Ivan meets up with Tej, who he believes is called “Nanja” and is supposedly a Komarran citizen, at the place where she works — a rather small, dingy ceramics shop. He buys an ugly vase for his cousin Miles, attempts to make small talk, then tries to pick her up . . . and can’t do it.
But since By told Ivan that “Nanja” needs help, Ivan is bound and determined to give her that help. He ends up outside her apartment complex, which of course scares her no end; she invites him upstairs, and he thinks, “Wow! I’ll finally be able to figure out who this Nanja is, and why By wants me to protect her!”
But that’s not what happens at all.
Instead, Tej and her “odd sister,” the blue-skinned, rather exotic Rish, end up stunning Ivan and dragging him up to their small apartment. This, of course, is a mighty come-down for Ivan as he’s known for his remarkable prowess at womanizing. Then he gets tied to a chair and left; they go away, presumably to sleep and deal with the problem of Ivan in the morning.
However, some thugs try to break into Tej’s apartment. Ivan, who’s no fool even when tied to a chair, talks loudly enough to wake the women. They stun the men, untie Ivan, and go back to Ivan’s apartment as it’s the safest place any of them can think of to be . . . then Ivan goes to work as he doesn’t want to admit any of the last several hours’ worth of events have happened.
All of this, thus far, is farcical and is played that way on purpose.
But things take a darker turn soon enough, as Tej admits to Ivan what’s been going on; her family’s been eliminated in a Jacksonian shakeup, and she and Rish are on the run. Ivan hides Tej and Rish, then By comes calling again, this time only a bare handful of minutes before the Komarran police show up (as they believe Ivan has kidnapped or perhaps even murdered “Nanja,” whom they know as a Komarran national due to Tej’s excellent false identification).

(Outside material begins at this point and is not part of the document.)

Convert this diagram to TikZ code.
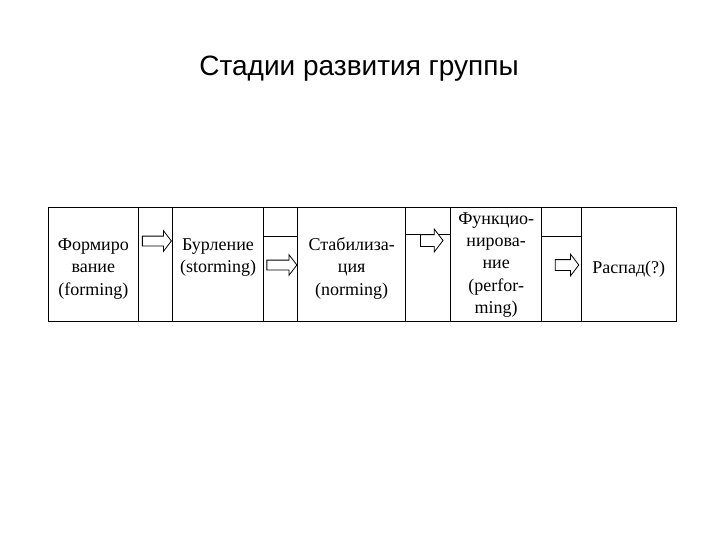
\documentclass[tikz,border=0pt]{standalone}
\usepackage{fontspec}
\setmainfont{Liberation Serif}
\newfontfamily\titlefont{Liberation Sans}
\usetikzlibrary{shapes.arrows}
\tikzstyle{stage} = [align=center, inner sep=0pt, anchor=base, font=\fontsize{18}{22.3}\selectfont]
\tikzstyle{blockarrow} = [single arrow, draw, fill=white, line width=0.8pt, inner sep=4.5pt, single arrow head extend=5.5pt, single arrow tip angle=105, minimum height=29pt]
\tikzstyle{grid} = [draw, line width=1pt]

\begin{document}
\begin{tikzpicture}[x=1pt, y=-1pt] %coordenadas em pontos, eixo y para baixo
\useasboundingbox (0,0) rectangle (720,540);

%---------------------------------------------
%Título do diagrama
%---------------------------------------------
\node[font=\titlefont\fontsize{28}{32}\selectfont, anchor=base] at (359,75.7) (titulo) {Стадии развития группы};

%---------------------------------------------
%Tabela: borda externa, colunas e linhas parciais
%---------------------------------------------
\draw[grid] (48,207.5) rectangle (676,321.7);
\foreach \x in {138.7,172.7,263.3,297.7,405.7,450.7,541.7,581.7}
  \draw[grid] (\x,207.5) -- (\x,321.7);
\draw[grid] (263.3,236.3) -- (297.7,236.3);
\draw[grid] (405.7,234.5) -- (450.7,234.5);
\draw[grid] (541.7,236.3) -- (581.7,236.3);

%---------------------------------------------
%Estágios do grupo (texto das células, âncora na última linha)
%---------------------------------------------
\node[stage] at (93.3,295) (formirovanie) {Формиро\\вание\\(forming)};
\node[stage] at (218,272.3) (burlenie) {Бурление\\(storming)};
\node[stage] at (351.7,295) (stabilizacia) {Стабилиза-\\ция\\(norming)};
\node[stage] at (496.2,313.3) (funkcionirovanie) {Функцио-\\нирова-\\ние\\(perfor-\\ming)};
\node[stage] at (628.8,273) (raspad) {Распад(?)};

%---------------------------------------------
%Setas de bloco entre os estágios
%---------------------------------------------
\node[blockarrow] at (155,241) (seta1) {};
\node[blockarrow, minimum height=30pt] at (280,265) (seta2) {};
\node[blockarrow, minimum height=22.5pt, inner sep=5.5pt, single arrow head extend=5.5pt] at (429.5,240.5) (seta3) {};
\node[blockarrow, minimum height=23.5pt, inner sep=5pt] at (565,265) (seta4) {};

\end{tikzpicture}
\end{document}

So what is Ivan’s solution? He quickly marries Tej in the Barrayaran form, which allows for a minimum of two witnesses (which he has: By and Rish) and must be performed in a circle of groats (which, not so coincidentally, he has, as it’s a Barrayaran staple breakfast food). Then, as the police break down the door, he yells out, “Unhand Lady Vorpatril!”
None of this is a spoiler as it all comes from the sample chapters Baen Books put up at their own Web site.

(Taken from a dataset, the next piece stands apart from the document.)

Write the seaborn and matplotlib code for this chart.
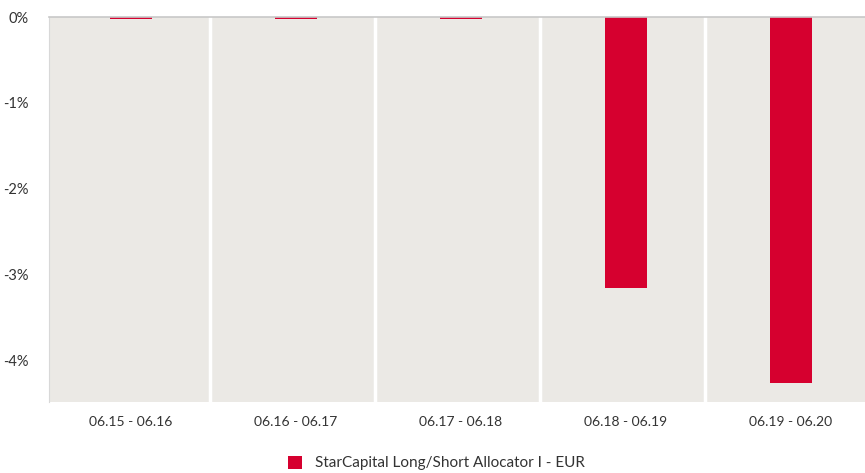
import pandas as pd
import matplotlib
matplotlib.use("Agg")
import matplotlib.pyplot as plt
import seaborn as sns
from matplotlib.ticker import FuncFormatter

periods = ['06.15 - 06.16', '06.16 - 06.17', '06.17 - 06.18', '06.18 - 06.19', '06.19 - 06.20']
returns = [-0.02, -0.02, -0.02, -3.15, -4.26]
fund = 'StarCapital Long/Short Allocator I - EUR'

df = pd.DataFrame({'period': periods, 'ret': returns, 'fund': fund})

sns.set_theme(style='white')
plt.rcParams['font.family'] = ['Lato', 'DejaVu Sans']

fig = plt.figure(figsize=(8.65, 4.73), dpi=100)
ax = fig.add_axes([48.5 / 865, 1 - 402 / 473, 825 / 865, 385 / 473])

sns.barplot(data=df, x='period', y='ret', hue='fund', palette=['#d6002f'],
            width=0.25, dodge=False, saturation=1, linewidth=0, ax=ax, legend=True)

ax.set_facecolor('#ebe9e5')
for i in range(len(periods) - 1):
    ax.axvline(i + 0.48, color='white', lw=2.5, zorder=0.5)

ax.set_xlim(-0.5, len(periods) - 0.5)
ax.set_ylim(-4.48, 0)
ax.set_yticks([0, -1, -2, -3, -4])
ax.yaxis.set_major_formatter(FuncFormatter(lambda v, p: f'{v:.0f}%'))
ax.set_xlabel('')
ax.set_ylabel('')
ax.tick_params(axis='both', length=0, labelsize=10.5, colors='#333333')
ax.tick_params(axis='x', labelsize=10, pad=10)
ax.tick_params(axis='y', pad=14)

for s in ['right', 'bottom']:
    ax.spines[s].set_visible(False)
ax.spines['top'].set_color('#c8c8c8')
ax.spines['left'].set_color('#d8d8d8')
ax.spines['top'].set_linewidth(1.2)
ax.spines['left'].set_linewidth(0.8)

ax.legend_.remove()
handles, labels = ax.get_legend_handles_labels()
fig.legend(handles, labels, loc='center', bbox_to_anchor=(436 / 865, 1 - 463 / 473),
           frameon=False, fontsize=11, handlelength=0.92, handleheight=0.92,
           labelcolor='#333333', handletextpad=0.85)

fig.savefig('out.png', dpi=100)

How are Ivan and Tej to get untangled after this knotty start? Well, a lot has to do with the nature of Ivan’s job as aide-de-camp to Admiral Desplains; that Ivan has finally married, much less to such an interesting galactic woman, has intrigued the Admiral, who does his best to facilitate a happy outcome (at least for the time he’s involved in the book). Next, Ivan’s mother, the formidable Lady Alys Vorpatril, and his quasi-stepfather, the even more formidable Simon Illyan (the former head of ImpSec), do their best to point out that Ivan and Tej are perfect for one another; both are quietly intelligent, capable people who’ve been overshadowed by most of their relatives for most of their lives, but see the value in each other and start to gradually build a life together.
However, then a major plot wrinkle shows up — which I refuse to spoil — and this throws a monkey wrench into Ivan’s marriage.
So will these two end up together? Or won’t they? And how does the sinking of the Imperial Security Headquarters building play into it all?
All of these questions will be answered, and more besides, in a book that’s thoroughly satisfying for Bujold lovers yet easy enough to get into if you haven’t read the previous fourteen books in the series. (A neat trick, that.)
Bottom line: this is a good and involving romance with many farcical turns and a few, surprisingly revealing emotional episodes involving Ivan, his mother Alys, and his new wife, Tej. Ivan’s a solid character, and Tej’s insights into Barrayar (coming to it as a galactic citizen, as did Miles’s mother Cordelia Naismith before her) are interesting, too.
No, it’s not as good as MIRROR DANCE, CORDELIA’S HONOR (the omnibus of SHARDS OF HONOR and BARRAYAR) or A CIVIL CAMPAIGN, but it’s still a good, involving book that will give you hours of reading pleasure and many, many things to ponder. (And it’s funny, too!)